Horeca: des opinions divergentes?

Certains restaurants pointent du doigt la possibilité d’installer des fumoirs dans leurs murs, considérant qu’il s’agit d’un message contradictoire avec l’esprit de la loi (décourager la consommation de tabac dans les restaurants) et concluent qu’il y aura encore beaucoup de fumeurs «pratiquants» dans les restaurants malgré la loi.
Bref, ils craignent que l’exception (la présence de fumoirs) devienne la règle. Ils s’insurgent également contre la déduction fiscale qui sera accordée aux restaurateurs qui investiront dans les systèmes d’aspiration de la fumée, ce qui décourage la transition définitive vers des restaurants non-fumeurs puisqu’à l’achat de ces systèmes, les restaurateurs voudront les «amortir», en continuant à laisser fumer les clients.
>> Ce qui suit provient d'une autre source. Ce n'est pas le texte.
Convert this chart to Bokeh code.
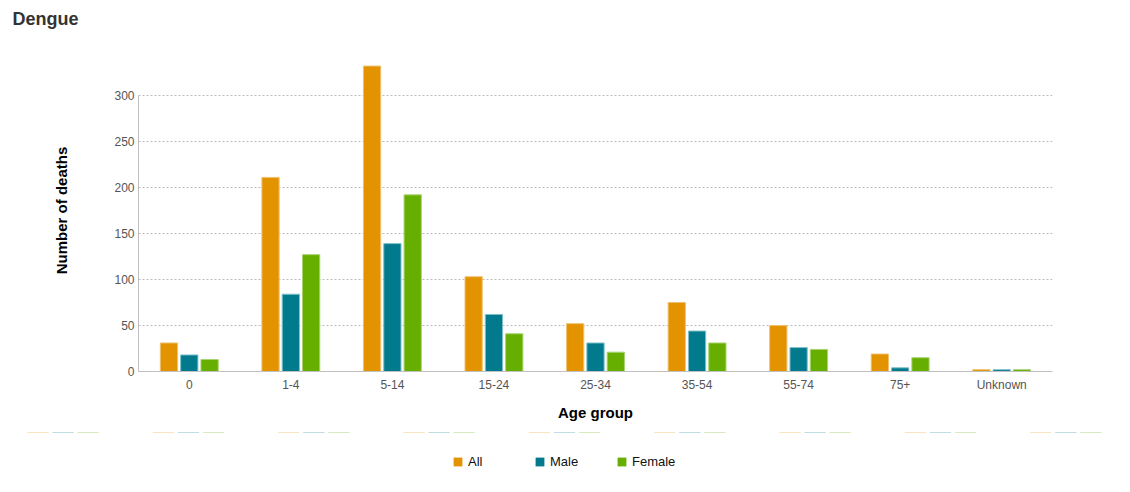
from bokeh.plotting import figure
from bokeh.layouts import column
from bokeh.models import (ColumnDataSource, FactorRange, FixedTicker, Legend, LegendItem,
                          Range1d, Label)
from bokeh.transform import dodge
from bokeh.embed import file_html
from bokeh.resources import INLINE

age_groups = ["0", "1-4", "5-14", "15-24", "25-34", "35-54", "55-74", "75+", "Unknown"]
all_deaths = [31, 211, 332, 103, 52, 75, 50, 19, 2]
male_deaths = [18, 84, 139, 62, 31, 44, 26, 4, 2]
female_deaths = [13, 127, 192, 41, 21, 31, 24, 15, 2]
y_ticks = [0, 50, 100, 150, 200, 250, 300]
series_names = ["All", "Male", "Female"]

source = ColumnDataSource(data=dict(age=age_groups, all=all_deaths, male=male_deaths, female=female_deaths))

FONT = "Liberation Sans"
W = 1128
colors = ["#E39200", "#007A8C", "#66AE00"]
outlines = ["#F0C070", "#7FC0CA", "#A8D470"]
cols = ["all", "male", "female"]
offsets = [-0.2, 0.0, 0.2]


def bare(fig):
    fig.outline_line_color = None
    fig.xaxis.visible = False
    fig.yaxis.visible = False
    fig.xgrid.visible = False
    fig.ygrid.visible = False
    try:
        fig.frame_align = False
    except Exception:
        pass
    return fig


# ---- title strip ----
t = bare(figure(width=W, height=40, x_range=Range1d(0, W), y_range=Range1d(40, 0),
                min_border=0, output_backend="svg", toolbar_location=None))
t.add_layout(Label(x=12, y=18, text="Dengue", text_font=FONT, text_font_size="18px",
                   text_font_style="bold", text_color="#333333", text_baseline="middle"))

# ---- main chart ----
p = figure(x_range=FactorRange(*age_groups, range_padding=0), y_range=Range1d(0, 350),
           frame_width=914, frame_height=322, output_backend="svg", toolbar_location=None,
           min_border_left=138, min_border_right=76, min_border_top=9, min_border_bottom=61)

for c, col, oc, off in zip(cols, colors, outlines, offsets):
    p.vbar(x=dodge("age", off, range=p.x_range), top=c, bottom=0, width=0.17, source=source,
           fill_color=col, line_color=oc, line_width=1)

p.outline_line_color = None
p.xgrid.grid_line_color = None
p.ygrid.grid_line_color = "#bbbbbb"
p.ygrid.grid_line_dash = "2 2"
p.ygrid.ticker = FixedTicker(ticks=y_ticks)

p.yaxis.ticker = FixedTicker(ticks=y_ticks)
p.yaxis.bounds = (0, 300)
p.yaxis.axis_line_color = "#c0c0c0"
p.yaxis.major_tick_line_color = None
p.yaxis.minor_tick_line_color = None
p.yaxis.major_tick_out = 0
p.yaxis.minor_tick_out = 0
p.yaxis.major_label_standoff = 4
p.yaxis.major_label_text_font = FONT
p.yaxis.major_label_text_font_size = "12px"
p.yaxis.major_label_text_color = "#555555"
p.yaxis.axis_label = "Number of deaths"
p.yaxis.axis_label_text_font = FONT
p.yaxis.axis_label_text_font_size = "15px"
p.yaxis.axis_label_text_font_style = "bold"
p.yaxis.axis_label_text_color = "#000000"
p.yaxis.axis_label_standoff = 41

p.xaxis.axis_line_color = "#c0c0c0"
p.xaxis.major_tick_line_color = None
p.xaxis.minor_tick_line_color = None
p.xaxis.major_tick_out = 0
p.xaxis.minor_tick_out = 0
p.xaxis.major_label_standoff = 6
p.xaxis.major_label_text_font = FONT
p.xaxis.major_label_text_font_size = "12px"
p.xaxis.major_label_text_color = "#555555"
p.xaxis.axis_label = "Age group"
p.xaxis.axis_label_text_font = FONT
p.xaxis.axis_label_text_font_size = "15px"
p.xaxis.axis_label_text_font_style = "bold"
p.xaxis.axis_label_text_color = "#000000"
p.xaxis.axis_label_standoff = 9

# ---- legend strip (same series; bars lie outside its view, only the key shows) ----
lg = bare(figure(width=W, height=58, x_range=FactorRange(*age_groups), y_range=Range1d(-30, -20),
                 min_border=0, output_backend="svg", toolbar_location=None))
items = []
for name, c, col, off in zip(series_names, cols, colors, offsets):
    r = lg.vbar(x=dodge("age", off, range=lg.x_range), top=c, bottom=0, width=0.17, source=source,
                fill_color=col, line_color=col, line_alpha=0)
    items.append(LegendItem(label=name, renderers=[r]))
legend = Legend(items=items, orientation="horizontal", location=(452, 21))
legend.border_line_color = None
legend.background_fill_alpha = 0
legend.glyph_width = 11
legend.glyph_height = 11
legend.label_standoff = 5
legend.label_width = 56
legend.spacing = 10
legend.label_text_font = FONT
legend.label_text_font_size = "13px"
legend.label_text_color = "#111111"
legend.margin = 0
legend.padding = 5
lg.add_layout(legend, "center")

layout = column(t, p, lg, spacing=0)
open("out.html", "w").write(file_html(layout, INLINE))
Ils en appellent donc à ce que le ministre récompense fiscalement en priorité les restaurateurs qui décident de bannir définitivement et complètement le tabac, notamment via les investissements en faveur de la sécurité alimentaire.
Ces restaurants, regroupés au sein de l’association Bemora, sont essentiellement des chaînes de restaurants ou des fast-foods (Quick, MacDonald’s, Pizza Hut, Lunch Garden…), et ont un certain poids dans le secteur. Espérons que leur philosophie sera suivie par les plus petits restaurateurs.

Campagne de communication

Afin de faciliter l’application de l’interdiction en vigueur au 1er janvier 2007, le Ministre Rudy Demotte a consenti un budget conséquent aux fédérations horeca pour la mise sur pied d’une large campagne de communication visant à la fois à soutenir le secteur et à informer le grand public.
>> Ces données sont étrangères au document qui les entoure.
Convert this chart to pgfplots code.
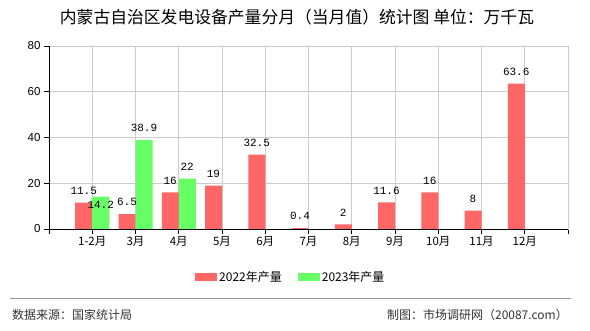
\documentclass[border=0pt]{standalone}
\usepackage{pgfplots}
\pgfplotsset{compat=1.18}
\usepackage{pgfplotstable}
\usepackage{fontspec}
\setmainfont{Liberation Sans}
\newfontfamily\cjk{Noto Sans CJK SC}
\newfontfamily\mono{Liberation Mono}
\definecolor{redbar}{HTML}{FF6666}
\definecolor{greenbar}{HTML}{66FF66}
\definecolor{gridc}{HTML}{CCCCCC}
\definecolor{foot}{HTML}{333333}

\pgfplotstableread{
x y s
1 11.5 12
2 6.5 12
3 16 12
4 19 12
5 32.5 12
6 0.4 12
7 2 12
8 11.6 12
9 16 12
10 8 12
11 63.6 12
}\dataA
\pgfplotstableread{
x y s
1 14.2 -8.5
2 38.9 12
3 22 12
}\dataB

\begin{document}
\begin{tikzpicture}[x=1pt,y=1pt]
\path[use as bounding box] (0,0) rectangle (590,330);
\node[font=\cjk\fontsize{16.8}{18}\selectfont, anchor=center] at (297,313) {内蒙古自治区发电设备产量分月（当月值）统计图 单位：万千瓦};
\begin{axis}[
  at={(49pt,101pt)}, anchor=south west,
  width=519pt, height=183pt, scale only axis,
  xmin=0, xmax=12, ymin=0, ymax=80,
  ybar, bar width=17pt,
  xtick={0,...,12},
  xticklabels={,1-2月,3月,4月,5月,6月,7月,8月,9月,10月,11月,12月,},
  ytick={0,20,40,60,80},
  xtick pos=bottom, ytick pos=left,
  tick align=outside, major tick length=5pt,
  tick style={black, line width=0.8pt},
  axis line style={draw=gridc},
  grid=major, grid style={draw=gridc, line width=0.8pt},
  /pgf/number format/assume math mode=true,
  x tick label style={font=\cjk\fontsize{11.5}{13}\selectfont, yshift=1pt},
  y tick label style={font=\fontsize{11.5}{13}\selectfont},
  legend style={at={(0.466,-0.262)}, anchor=center, draw=none, fill=none,
    legend columns=2, font=\cjk\fontsize{12}{14}\selectfont,
    /tikz/every even column/.append style={column sep=14pt},
    legend cell align=left},
  legend image code/.code={\path[#1, draw=none] (0pt,-4pt) rectangle (22pt,4pt);},
  nodes near coords,
  visualization depends on={\thisrow{s} \as \sh},
  nodes near coords style={font=\mono\fontsize{11}{12}\selectfont, anchor=center, yshift=\sh pt, black},
  point meta=explicit,
]
\addplot[fill=redbar, draw=none, bar shift=-8.5pt] table[x=x, y=y, meta=y] {\dataA};
\addplot[fill=greenbar, draw=none, bar shift=8.5pt] table[x=x, y=y, meta=y] {\dataB};
\legend{2022年产量, 2023年产量}
\draw[black, line width=0.8pt] (rel axis cs:0,0) -- (rel axis cs:1,0);
\draw[black, line width=0.8pt] (rel axis cs:0,0) -- (rel axis cs:0,1);
\end{axis}
\draw[draw=gray!85, line width=0.8pt] (10,32) -- (571,32);
\node[font=\cjk\fontsize{12}{14}\selectfont, text=foot, anchor=west, inner sep=0pt] at (12,15) {数据来源：国家统计局};
\node[font=\cjk\fontsize{12}{14}\selectfont, text=foot, anchor=east, inner sep=0pt] at (568,15) {制图：市场调研网（20087.com）};
\end{tikzpicture}
\end{document}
C’est ainsi qu’ils ont mis à disposition de tous un ensemble de supports d’information, dont une campagne TV au ton original (visible sur le site http://www.rudydemotte.be ). Cette campagne est sans doute trop mordante pour le téléspectateur belge, puisque le ministre a décidé de la retirer des écrans suite à deux plaintes introduites auprès du Jury d’éthique publicitaire. Les esprits paranoïaques penseront sûrement que ces plaintes ne sont pas tombées du ciel…
Depuis le mois d’août 2006, il existe aussi un site web (www.fumer-horeca.be), un centre d’appel (02 524 97 97) ainsi qu’une adresse électronique ( fumer-horeca@health.fgov.be) permettant à chacun d’adresser des questions spécifiques sur la nouvelle réglementation. Les exploitants ont également reçu un courrier cosigné avec les fédérations.
Cette lettre accompagnait un “leaflet” intégrant un logo autocollant permettant d’identifier les établissements non-fumeurs. Le logo «Smokefreefood» connaît aujourd’hui un succès immense comme en témoignent les chiffres transmis par le SPF (plus de 300 demandes en supplément de l’envoi effectué à tous les exploitants).
Les fédérations horeca ont par ailleurs déjà publié un certain nombre d’articles dans leurs revues spécialisées.